[Charts and diagrams as code]
========
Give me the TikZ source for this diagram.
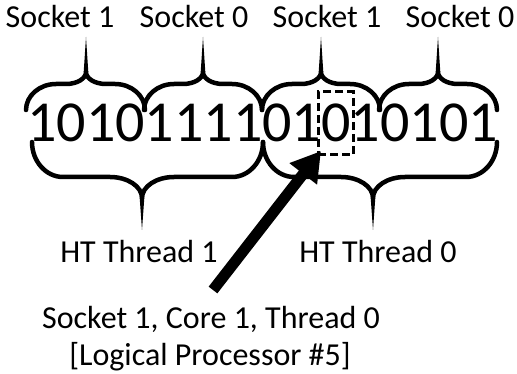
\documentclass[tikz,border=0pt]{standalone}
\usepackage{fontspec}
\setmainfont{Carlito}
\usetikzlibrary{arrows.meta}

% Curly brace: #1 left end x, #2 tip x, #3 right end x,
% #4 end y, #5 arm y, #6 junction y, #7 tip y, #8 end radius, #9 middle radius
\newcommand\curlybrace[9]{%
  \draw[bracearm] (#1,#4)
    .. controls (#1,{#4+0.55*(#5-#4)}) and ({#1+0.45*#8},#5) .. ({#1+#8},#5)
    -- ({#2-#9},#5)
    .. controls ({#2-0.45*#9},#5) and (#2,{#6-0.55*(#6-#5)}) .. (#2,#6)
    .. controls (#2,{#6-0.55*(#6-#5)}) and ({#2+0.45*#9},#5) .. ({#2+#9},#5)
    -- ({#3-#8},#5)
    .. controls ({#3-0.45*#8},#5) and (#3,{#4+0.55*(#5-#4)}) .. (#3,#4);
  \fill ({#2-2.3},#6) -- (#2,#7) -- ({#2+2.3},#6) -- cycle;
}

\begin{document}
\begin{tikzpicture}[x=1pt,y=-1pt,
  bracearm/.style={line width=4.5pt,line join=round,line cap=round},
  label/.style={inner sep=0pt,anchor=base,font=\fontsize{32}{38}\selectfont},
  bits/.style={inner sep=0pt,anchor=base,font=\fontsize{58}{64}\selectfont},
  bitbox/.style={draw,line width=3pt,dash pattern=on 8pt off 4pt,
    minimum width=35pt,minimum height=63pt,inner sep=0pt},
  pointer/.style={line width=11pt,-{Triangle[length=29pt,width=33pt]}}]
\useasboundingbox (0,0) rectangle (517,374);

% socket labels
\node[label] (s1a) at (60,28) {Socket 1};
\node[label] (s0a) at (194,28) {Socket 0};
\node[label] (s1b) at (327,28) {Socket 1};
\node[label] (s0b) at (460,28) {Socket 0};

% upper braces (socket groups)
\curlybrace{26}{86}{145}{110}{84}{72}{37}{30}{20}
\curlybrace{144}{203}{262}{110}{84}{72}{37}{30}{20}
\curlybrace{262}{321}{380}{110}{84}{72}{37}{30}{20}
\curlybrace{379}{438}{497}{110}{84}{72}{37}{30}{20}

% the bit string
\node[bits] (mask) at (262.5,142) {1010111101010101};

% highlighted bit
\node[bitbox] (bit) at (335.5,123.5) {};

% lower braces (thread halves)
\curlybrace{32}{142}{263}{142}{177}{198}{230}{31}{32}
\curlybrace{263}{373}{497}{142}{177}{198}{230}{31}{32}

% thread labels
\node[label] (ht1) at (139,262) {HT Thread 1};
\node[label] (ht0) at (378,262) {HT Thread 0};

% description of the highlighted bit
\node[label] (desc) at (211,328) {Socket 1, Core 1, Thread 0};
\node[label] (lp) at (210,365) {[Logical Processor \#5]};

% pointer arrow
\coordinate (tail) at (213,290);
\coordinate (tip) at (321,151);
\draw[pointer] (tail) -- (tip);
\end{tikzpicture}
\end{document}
========
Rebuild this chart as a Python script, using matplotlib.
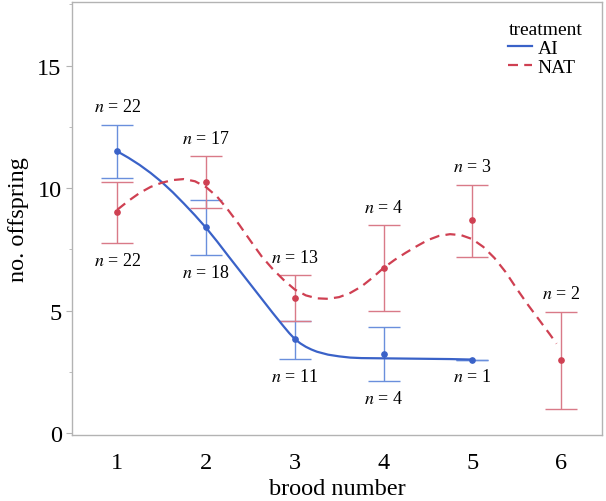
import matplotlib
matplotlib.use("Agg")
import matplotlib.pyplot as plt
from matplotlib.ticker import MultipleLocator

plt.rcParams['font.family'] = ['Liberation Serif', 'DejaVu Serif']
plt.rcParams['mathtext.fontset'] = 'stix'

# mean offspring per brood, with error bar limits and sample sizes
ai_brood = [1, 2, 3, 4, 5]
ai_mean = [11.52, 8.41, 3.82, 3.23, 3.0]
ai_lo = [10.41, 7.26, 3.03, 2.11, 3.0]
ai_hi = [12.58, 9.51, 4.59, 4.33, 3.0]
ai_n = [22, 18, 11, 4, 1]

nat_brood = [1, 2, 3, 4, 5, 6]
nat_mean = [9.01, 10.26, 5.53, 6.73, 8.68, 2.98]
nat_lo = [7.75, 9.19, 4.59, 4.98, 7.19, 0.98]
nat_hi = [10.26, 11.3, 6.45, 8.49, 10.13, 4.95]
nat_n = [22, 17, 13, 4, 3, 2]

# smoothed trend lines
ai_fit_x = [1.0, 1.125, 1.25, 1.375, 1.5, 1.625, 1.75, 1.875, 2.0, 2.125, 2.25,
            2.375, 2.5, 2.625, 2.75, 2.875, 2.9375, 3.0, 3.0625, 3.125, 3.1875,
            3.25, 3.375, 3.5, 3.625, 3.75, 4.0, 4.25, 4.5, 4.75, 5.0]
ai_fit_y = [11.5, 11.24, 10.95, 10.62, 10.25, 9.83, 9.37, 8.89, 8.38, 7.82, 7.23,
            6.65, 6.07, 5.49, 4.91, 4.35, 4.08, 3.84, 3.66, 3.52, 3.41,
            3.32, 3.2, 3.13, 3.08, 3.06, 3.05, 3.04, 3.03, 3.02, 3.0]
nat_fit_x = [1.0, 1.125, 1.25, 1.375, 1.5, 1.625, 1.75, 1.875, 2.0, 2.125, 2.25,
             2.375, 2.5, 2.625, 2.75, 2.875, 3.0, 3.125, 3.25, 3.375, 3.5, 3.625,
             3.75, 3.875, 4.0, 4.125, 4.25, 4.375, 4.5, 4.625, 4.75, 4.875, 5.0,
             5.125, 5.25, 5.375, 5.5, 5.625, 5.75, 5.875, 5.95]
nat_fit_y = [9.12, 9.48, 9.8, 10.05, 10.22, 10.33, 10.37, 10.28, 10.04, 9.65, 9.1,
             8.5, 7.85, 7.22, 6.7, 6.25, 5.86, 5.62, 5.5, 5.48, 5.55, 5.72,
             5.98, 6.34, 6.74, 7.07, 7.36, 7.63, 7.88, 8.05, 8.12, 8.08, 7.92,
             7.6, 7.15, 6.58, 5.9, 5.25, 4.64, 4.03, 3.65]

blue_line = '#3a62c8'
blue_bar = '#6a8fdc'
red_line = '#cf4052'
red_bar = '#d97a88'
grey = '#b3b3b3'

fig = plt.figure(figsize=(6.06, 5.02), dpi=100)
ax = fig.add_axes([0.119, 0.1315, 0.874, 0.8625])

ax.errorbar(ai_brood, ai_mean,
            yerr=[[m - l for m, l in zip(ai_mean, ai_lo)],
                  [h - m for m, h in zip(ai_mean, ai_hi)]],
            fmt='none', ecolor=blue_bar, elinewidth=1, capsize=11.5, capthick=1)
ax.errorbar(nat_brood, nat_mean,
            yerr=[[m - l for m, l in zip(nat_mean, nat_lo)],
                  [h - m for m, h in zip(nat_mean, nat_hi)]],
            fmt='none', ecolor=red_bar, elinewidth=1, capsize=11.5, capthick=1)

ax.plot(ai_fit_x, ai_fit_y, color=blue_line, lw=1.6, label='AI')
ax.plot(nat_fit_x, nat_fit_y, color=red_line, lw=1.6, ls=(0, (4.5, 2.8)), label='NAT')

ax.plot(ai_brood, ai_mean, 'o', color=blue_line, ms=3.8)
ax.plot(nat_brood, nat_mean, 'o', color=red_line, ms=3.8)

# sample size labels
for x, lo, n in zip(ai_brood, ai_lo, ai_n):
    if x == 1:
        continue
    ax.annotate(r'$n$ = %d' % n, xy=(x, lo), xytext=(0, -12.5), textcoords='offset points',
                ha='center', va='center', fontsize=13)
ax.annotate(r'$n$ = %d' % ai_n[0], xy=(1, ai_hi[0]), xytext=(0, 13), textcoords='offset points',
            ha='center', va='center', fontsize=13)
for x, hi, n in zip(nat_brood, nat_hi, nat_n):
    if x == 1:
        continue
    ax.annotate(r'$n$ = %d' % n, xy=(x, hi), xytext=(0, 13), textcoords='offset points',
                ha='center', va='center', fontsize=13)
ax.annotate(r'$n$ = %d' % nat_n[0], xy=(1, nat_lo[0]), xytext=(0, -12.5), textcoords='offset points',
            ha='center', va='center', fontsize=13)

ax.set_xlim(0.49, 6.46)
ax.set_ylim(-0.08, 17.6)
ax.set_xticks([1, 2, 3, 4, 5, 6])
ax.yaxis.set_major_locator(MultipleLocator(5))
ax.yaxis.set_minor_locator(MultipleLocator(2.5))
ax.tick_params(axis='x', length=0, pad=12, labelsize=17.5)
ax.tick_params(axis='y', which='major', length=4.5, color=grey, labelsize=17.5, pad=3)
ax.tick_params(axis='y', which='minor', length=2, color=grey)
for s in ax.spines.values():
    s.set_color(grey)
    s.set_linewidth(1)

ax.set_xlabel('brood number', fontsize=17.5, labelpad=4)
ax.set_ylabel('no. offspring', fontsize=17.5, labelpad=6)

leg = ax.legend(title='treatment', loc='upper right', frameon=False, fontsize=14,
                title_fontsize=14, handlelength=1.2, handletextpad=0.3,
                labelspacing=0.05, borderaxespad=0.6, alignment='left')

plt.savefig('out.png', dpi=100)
========
**Directive**
Retype the lines above exactly as they appear, from the line containing "Rebuild this chart" through the line containing "7.6, 7.15, 6.58, 5.9, 5.25, 4.64, 4.03, 3.65]", and leave out any pictures.

**Answer below**
Rebuild this chart as a Python script, using matplotlib.
import matplotlib
matplotlib.use("Agg")
import matplotlib.pyplot as plt
from matplotlib.ticker import MultipleLocator

plt.rcParams['font.family'] = ['Liberation Serif', 'DejaVu Serif']
plt.rcParams['mathtext.fontset'] = 'stix'

# mean offspring per brood, with error bar limits and sample sizes
ai_brood = [1, 2, 3, 4, 5]
ai_mean = [11.52, 8.41, 3.82, 3.23, 3.0]
ai_lo = [10.41, 7.26, 3.03, 2.11, 3.0]
ai_hi = [12.58, 9.51, 4.59, 4.33, 3.0]
ai_n = [22, 18, 11, 4, 1]

nat_brood = [1, 2, 3, 4, 5, 6]
nat_mean = [9.01, 10.26, 5.53, 6.73, 8.68, 2.98]
nat_lo = [7.75, 9.19, 4.59, 4.98, 7.19, 0.98]
nat_hi = [10.26, 11.3, 6.45, 8.49, 10.13, 4.95]
nat_n = [22, 17, 13, 4, 3, 2]

# smoothed trend lines
ai_fit_x = [1.0, 1.125, 1.25, 1.375, 1.5, 1.625, 1.75, 1.875, 2.0, 2.125, 2.25,
            2.375, 2.5, 2.625, 2.75, 2.875, 2.9375, 3.0, 3.0625, 3.125, 3.1875,
            3.25, 3.375, 3.5, 3.625, 3.75, 4.0, 4.25, 4.5, 4.75, 5.0]
ai_fit_y = [11.5, 11.24, 10.95, 10.62, 10.25, 9.83, 9.37, 8.89, 8.38, 7.82, 7.23,
            6.65, 6.07, 5.49, 4.91, 4.35, 4.08, 3.84, 3.66, 3.52, 3.41,
            3.32, 3.2, 3.13, 3.08, 3.06, 3.05, 3.04, 3.03, 3.02, 3.0]
nat_fit_x = [1.0, 1.125, 1.25, 1.375, 1.5, 1.625, 1.75, 1.875, 2.0, 2.125, 2.25,
             2.375, 2.5, 2.625, 2.75, 2.875, 3.0, 3.125, 3.25, 3.375, 3.5, 3.625,
             3.75, 3.875, 4.0, 4.125, 4.25, 4.375, 4.5, 4.625, 4.75, 4.875, 5.0,
             5.125, 5.25, 5.375, 5.5, 5.625, 5.75, 5.875, 5.95]
nat_fit_y = [9.12, 9.48, 9.8, 10.05, 10.22, 10.33, 10.37, 10.28, 10.04, 9.65, 9.1,
             8.5, 7.85, 7.22, 6.7, 6.25, 5.86, 5.62, 5.5, 5.48, 5.55, 5.72,
             5.98, 6.34, 6.74, 7.07, 7.36, 7.63, 7.88, 8.05, 8.12, 8.08, 7.92,
             7.6, 7.15, 6.58, 5.9, 5.25, 4.64, 4.03, 3.65]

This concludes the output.